Ce qui surprend, si l’on se donne un point de vue large sur cet album, c’est l’unité de son, l’unité de ton. D’où, une relative lassitude, qui a tendance à s’inviter vite fait, pour peu que l’on ait autre chose à faire qu’à se plomber la tête avec toute cette déprime qui nous est balancée sans vergogne au travers des enceintes. C’est un éceuil courant, que n’évitent que rarement les disques de pop un peu électronique. Une voix fatiguée, neurasthénique, sur un mode plaintif, des beats cardiaques un peu costauds ou bien la luminosité de quelques accords de guitare acoustique, pour donner l’étincelle de vie, et tout autour des synthés, des samples, voilà pour résumer AaRON. C’est plutôt beau, ça n’est pas le problème. Encore que, dans le genre, il faut avoir le cran et le potentiel pour tenir la dragée haute à des groupes du calibre de Air, ou bien assumer avec discrétion sa position en retrait, creuser sa propre brêche, tant bien que mal. en d’autres termes, viser très haut ou bien se taire et bosser, simplement. On se dit que c’est ici la seconde option qui est privilégiée, en lorgnant du côté de la chanson, avec des textes soignés et une voix puissante, plus que vers l’établissement de climats. Parce que cet Artificial... est un disque sérieux, très produit, très léché. Et qui, hormis peut-être sur le premier titre, Endless Story, un peu lourdingue et aux sonorités un peu désuettes, évite les fautes de goût. Du coup, difficile de détester catégoriquement ce disque, auquel on ne peut finalement pas reprocher grand chose sur la forme.
Du côté de la chanson, disions-nous.

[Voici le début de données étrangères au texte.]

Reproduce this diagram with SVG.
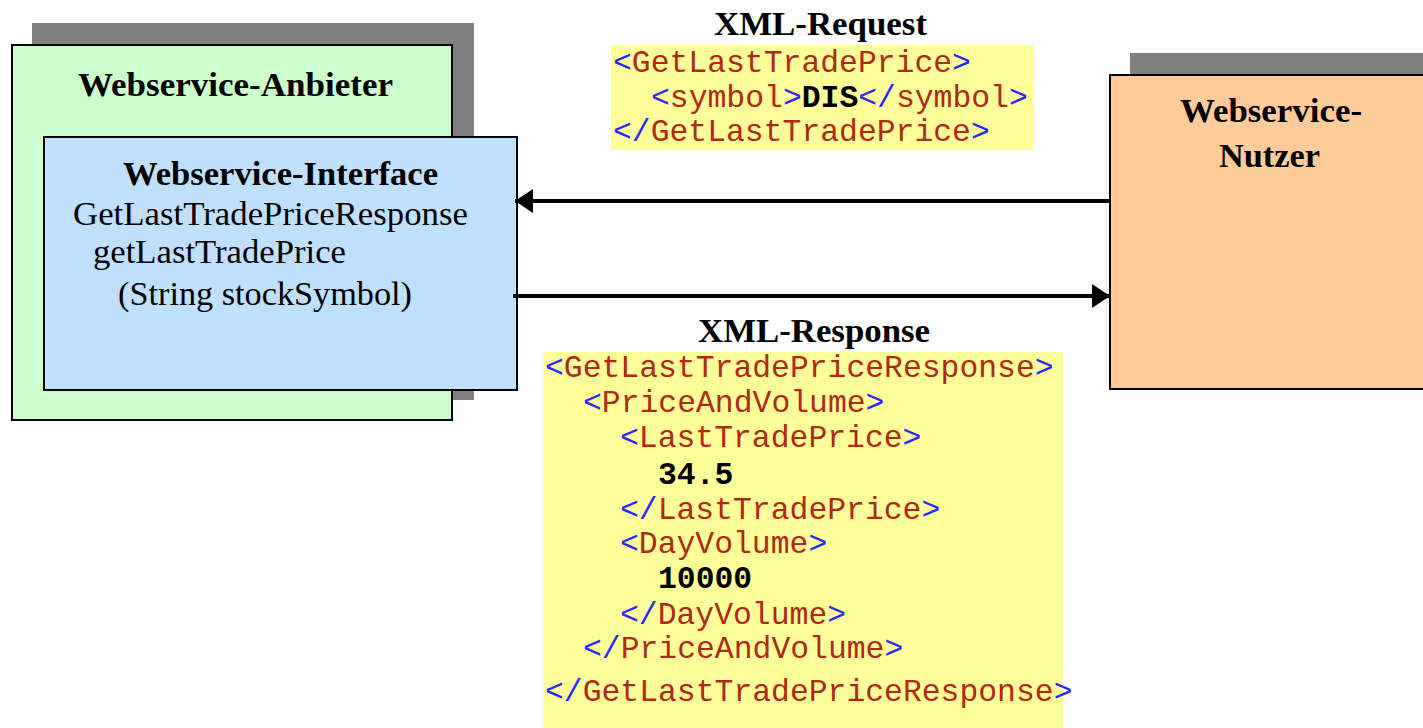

C’est que AaRON semble miser pas mal sur l’organe de Simon Buret, savoureusement papier de verre, sifflant sur les consonnes, parfois difficilement intelligible, mais c’est l’accent français, il parait que ça nous donne du charme. Ah oui, c’est qu’il faut préciser : toutes les chansons sont en langue de Shakespeare. Sauf une, Le Tunnel D’Or, et encore, même là on dirait qu’il persiste quelque chose d’étranger, à l’indéfinissable provenance, peut-être est-ce cette diction, comme dents serrées par la tension d’une émotion tenue bien fort au fond de la bouche. Mais, sauf le respect de leur auteur, ce maquillage des mots par l’articulation permet de ne point laisser trop à découvert un texte qui aurait peut-être alors montré quelques faiblesses. Et puis cela permet un maintient de la cohérence, puisque l’on peut presque ne pas se rendre compte du changement de langue, puisque le chanteur parvient à les faire sonner d’une façon étonnamment similaire, alors que l’on a généralement tendance à considérer anglais et français comme situées dans deux sphères différentes, deux outils incompatibles dans leur utilisation.

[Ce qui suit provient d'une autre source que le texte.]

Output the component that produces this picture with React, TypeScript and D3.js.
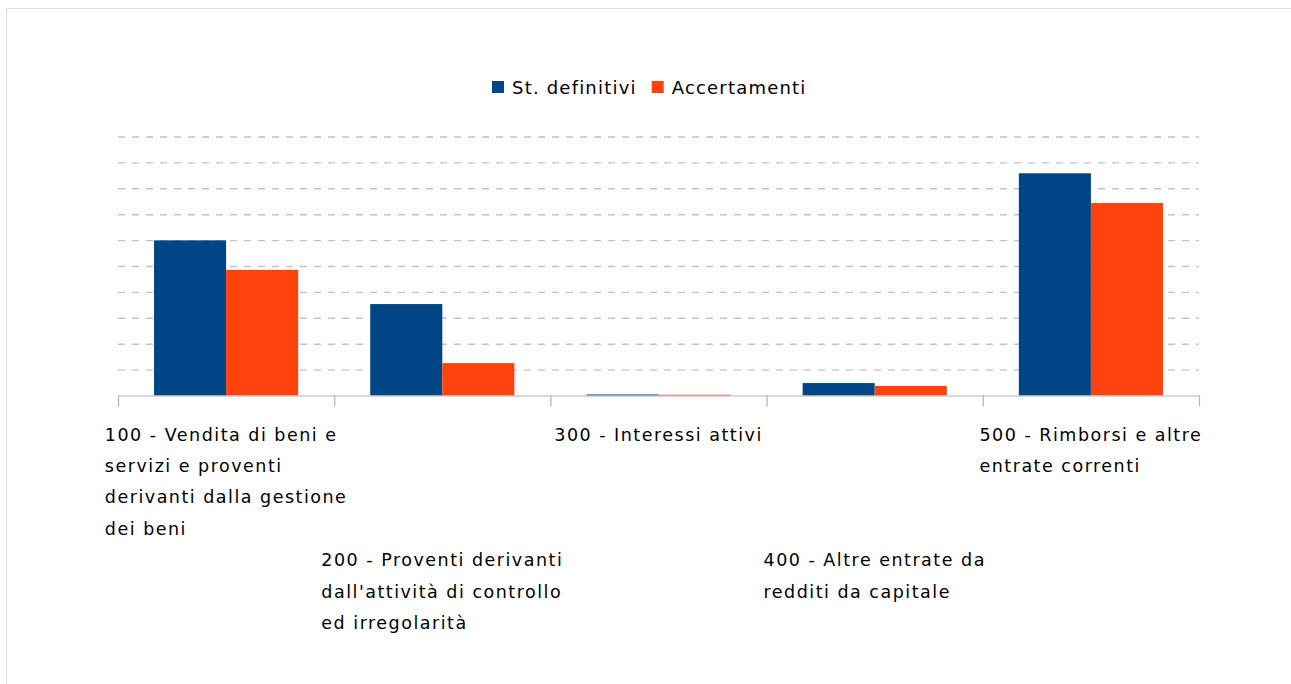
import React, { useEffect, useRef } from 'react';
import * as d3 from 'd3';

// categorie (etichette su più righe, come nel grafico originale)
const categoryLines: string[][] = [
  ['100 - Vendita di beni e', 'servizi e proventi', 'derivanti dalla gestione', 'dei beni'],
  ['200 - Proventi derivanti', "dall'attività di controllo", 'ed irregolarità'],
  ['300 - Interessi attivi'],
  ['400 - Altre entrate da', 'redditi da capitale'],
  ['500 - Rimborsi e altre', 'entrate correnti'],
];
const categories = ['100', '200', '300', '400', '500'];
const seriesNames = ['St. definitivi', 'Accertamenti'];
const stDefinitivi = [5.99, 3.53, 0.04, 0.48, 8.58];
const accertamenti = [4.85, 1.25, 0.03, 0.37, 7.43];
const gridTicks = [1, 2, 3, 4, 5, 6, 7, 8, 9, 10];

const colors = ['#004586', '#ff420e'];
const FONT = '"DejaVu Sans", sans-serif';

const W = 1291;
const H = 684;
const left = 118;
const right = 1199;
const top = 136.5;
const bottom = 395.5;

export default function App() {
  const ref = useRef<SVGSVGElement>(null);

  useEffect(() => {
    const svg = d3.select(ref.current);
    svg.selectAll('*').remove();

    // cornice
    svg.append('rect')
      .attr('x', 6.5).attr('y', 8.5)
      .attr('width', W + 20).attr('height', H + 20)
      .attr('fill', 'white')
      .attr('stroke', '#dcdcdc');

    const x = d3.scaleBand().domain(categories).range([left, right]).padding(0);
    const bw = x.bandwidth();
    const xs = d3.scaleBand().domain(seriesNames).range([bw / 6, (bw * 5) / 6]);
    const y = d3.scaleLinear().domain([0, 10]).range([bottom, top]);

    // griglia orizzontale tratteggiata
    const grid = svg.append('g')
      .attr('transform', `translate(${left},0)`)
      .call(d3.axisLeft(y).tickValues(gridTicks).tickSize(-(right - left)).tickFormat(() => ''));
    grid.select('.domain').remove();
    grid.selectAll('line')
      .attr('stroke', '#c4c4c4')
      .attr('stroke-width', 1.4)
      .attr('stroke-dasharray', '7,7');

    // barre
    const values = [stDefinitivi, accertamenti];
    seriesNames.forEach((s, si) => {
      svg.append('g')
        .selectAll('rect')
        .data(values[si])
        .enter()
        .append('rect')
        .attr('x', (_d, i) => (x(categories[i]) as number) + (xs(s) as number))
        .attr('y', (d) => y(d))
        .attr('width', xs.bandwidth())
        .attr('height', (d) => y(0) - y(d))
        .attr('fill', colors[si]);
    });

    // asse x con tacche ai confini delle categorie
    const xb = d3.scaleLinear().domain([0, categories.length]).range([left, right]);
    const axis = svg.append('g')
      .attr('transform', `translate(0,${bottom})`)
      .call(d3.axisBottom(xb).tickValues(d3.range(categories.length + 1)).tickSize(11).tickSizeOuter(0).tickFormat(() => ''));
    axis.select('.domain').attr('stroke', '#b3b3b3').attr('stroke-width', 1.2);
    axis.selectAll('line').attr('stroke', '#b3b3b3').attr('stroke-width', 1.2);

    // etichette categorie, sfalsate
    const lineH = 31.4;
    const base = 440.5;
    categoryLines.forEach((lines, i) => {
      const row = i % 2 === 0 ? 0 : 4;
      const g = svg.append('g');
      lines.forEach((l, j) => {
        g.append('text')
          .attr('x', 0)
          .attr('y', base + (row + j) * lineH)
          .attr('font-family', FONT)
          .attr('font-size', 17.5)
          .attr('letter-spacing', 1.5)
          .attr('fill', '#000')
          .text(l);
      });
      const wMax = d3.max(g.selectAll<SVGTextElement, unknown>('text').nodes(), (n) => n.getBBox().width) || 0;
      const cx = (x(categories[i]) as number) + bw / 2;
      g.attr('transform', `translate(${cx - wMax / 2},0)`);
    });

    // legenda
    const leg = svg.append('g');
    let lx = 492;
    seriesNames.forEach((s, si) => {
      leg.append('rect')
        .attr('x', lx).attr('y', 81)
        .attr('width', 12).attr('height', 12)
        .attr('fill', colors[si]);
      const t = leg.append('text')
        .attr('x', lx + 20)
        .attr('y', 94.3)
        .attr('font-family', FONT)
        .attr('font-size', 18)
        .attr('letter-spacing', 1.2)
        .attr('fill', '#000')
        .text(s);
      lx += 20 + (t.node() as SVGTextElement).getBBox().width + 15;
    });
  }, []);

  return (
    <div style={{ position: 'absolute', left: 0, top: 0, width: W, height: H, overflow: 'hidden', background: 'white' }}>
      <svg ref={ref} width={W} height={H} />
    </div>
  );
}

Hormis le fameux U-Turn, quelque autres titres tirent leur épingle du jeu. O-Song, par exemple, trépidant, en tension nerveuse contenue, on peut penser au Radiohead d’Idioteque, et ça n’est pas la pire référence, n’est-ce pas. Il faut entendre Mister K., également, extrait de la BO sus-mentionnée, étranglé, voix totalement imparfaite et qui part en vrille, comme au sortir de longues heures à hurler son désespoir, et tout le morceau est traversé par cette teinte d’usure, ça se termine curieusement, comme si ça n’était qu’un jet, un truc pas terminé, un instant fugace d’inspiration capté à la va-vite, style "bonne idée, on le garde et on y reviendra, mais plus tard parce que là je n’en peux plus". Il y a Angel Dust, aussi, qu’on verrai bien interprétés par des Depêche Mode soudain minimalistes et réservés. War Flag, martial, grave mais moins mélancolique que les autres morceaux, laisse penser que la musique d’AaRON s’accomoderait fort bien de l’électricité argneuse d’une guitare, en attendant il s’agit du titre le plus rock, presque sans y toucher. Mais la vraie bonne idée du disque, c’est cette reprise du Strange Fruit popularisée par Billie Holliday, soul autant qu’il est possible de l’être, juste accompagnée d’un piano, il n’en faut pas plus, magnifique.
Artificial Animals Riding On Neverland est le disque des jours de pluie assis à regarder ruisseler l’ennui sur les carreaux de la fenêtre, on peut lui reprocher une certaine monotonie, mais il parvient pile à l’objectif qu’il se fixe, emmener très loin dans le très bas, dans des abîmes de mélancolie.